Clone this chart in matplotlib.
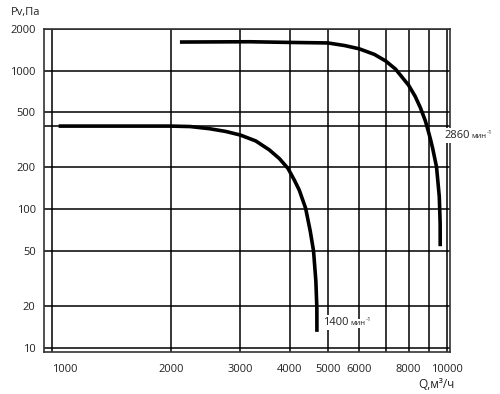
import matplotlib
matplotlib.use('Agg')
import matplotlib.pyplot as plt
from matplotlib.ticker import FixedLocator, NullFormatter

plt.rcParams['font.family'] = ['Open Sans', 'DejaVu Sans']

# curve 1400 1/min
q_1400 = [1040, 2000, 2240, 2508, 2757, 3000, 3282, 3553, 3767, 3961, 4112, 4232, 4390, 4510, 4598, 4661, 4688, 4690]
p_1400 = [398, 398, 395, 381, 364, 343, 311, 268, 232, 197, 162, 137, 101.7, 69.6, 50, 30.3, 19.4, 13]

# curve 2860 1/min
q_2860 = [2110, 3170, 4000, 5000, 5518, 6000, 6557, 7000, 7414, 7700, 8000, 8316, 8570, 8824,
          9000, 9100, 9207, 9420, 9573, 9621, 9625]
p_2860 = [1610, 1618, 1600, 1586, 1518, 1439, 1311, 1176, 1028, 900, 787, 653, 542, 435,
          357, 317, 276, 202, 123, 79, 54]

x_ticks = [1000, 2000, 3000, 4000, 5000, 6000, 8000, 10000]
x_grid_extra = [7000, 9000]
y_ticks = [10, 20, 50, 100, 200, 500, 1000, 2000]
y_grid_extra = [400]

fig = plt.figure(figsize=(5, 3.94), dpi=100)
ax = fig.add_axes([44/500, 1 - 352/394, 406/500, 323/394])
ax.set_xscale('log')
ax.set_yscale('log')
ax.set_xlim(955, 10190)
ax.set_ylim(9.3, 2000)

ax.xaxis.set_major_locator(FixedLocator(x_ticks))
ax.xaxis.set_minor_locator(FixedLocator(x_grid_extra))
ax.yaxis.set_major_locator(FixedLocator(y_ticks))
ax.yaxis.set_minor_locator(FixedLocator(y_grid_extra))
ax.set_xticklabels([str(v) for v in x_ticks])
ax.set_yticklabels([str(v) for v in y_ticks])
ax.xaxis.set_minor_formatter(NullFormatter())
ax.yaxis.set_minor_formatter(NullFormatter())
ax.tick_params(which='both', length=0, labelsize=8, colors='#222222')
ax.tick_params(axis='x', pad=9)
ax.tick_params(axis='y', pad=6)
ax.get_xticklabels()[0].set_horizontalalignment('left')
ax.grid(True, which='both', color='black', linewidth=1.1)
for s in ax.spines.values():
    s.set_linewidth(1.2)
    s.set_color('#333333')

ax.plot(q_1400, p_1400, color='black', linewidth=2.6, solid_capstyle='butt', zorder=3)
ax.plot(q_2860, p_2860, color='black', linewidth=2.6, solid_capstyle='butt', zorder=3)


# speed labels: number, "мин" and a small raised "-1"
def speed_label(x, y, num):
    fig.text(x, y, num, fontsize=8, color='#222222', va='baseline', ha='left', zorder=5,
             bbox=dict(facecolor='white', edgecolor='none', pad=1.5))
    fig.text(x + 27/500, y, 'мин', fontsize=5.5, color='#222222', va='baseline', ha='left', zorder=5,
             bbox=dict(facecolor='white', edgecolor='none', pad=1.0))
    fig.text(x + 43/500, y + 4/394, '-1', fontsize=4.5, color='#222222', va='baseline', ha='left', zorder=6)


speed_label(444/500, 1 - 138/394, '2860')
speed_label(323/500, 1 - 325/394, '1400')

fig.text(11/500, 1 - 13/394, 'Pv,Па', fontsize=8, color='#222222', va='center', ha='left')
fig.text(418/500, 1 - 384/394, 'Q,м³/ч', fontsize=8.5, color='#222222', va='center', ha='left')

fig.savefig('out.png', dpi=100)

+ + + +

## EXERCISE PROMPT
Exactly as they appear, print the lines of the listing above from its first line through the line that contains "plt.rcParams['font.family'] = ['Open", minus the pictures.

## WRITTEN RESPONSE
Clone this chart in matplotlib.
import matplotlib
matplotlib.use('Agg')
import matplotlib.pyplot as plt
from matplotlib.ticker import FixedLocator, NullFormatter

plt.rcParams['font.family'] = ['Open Sans', 'DejaVu Sans']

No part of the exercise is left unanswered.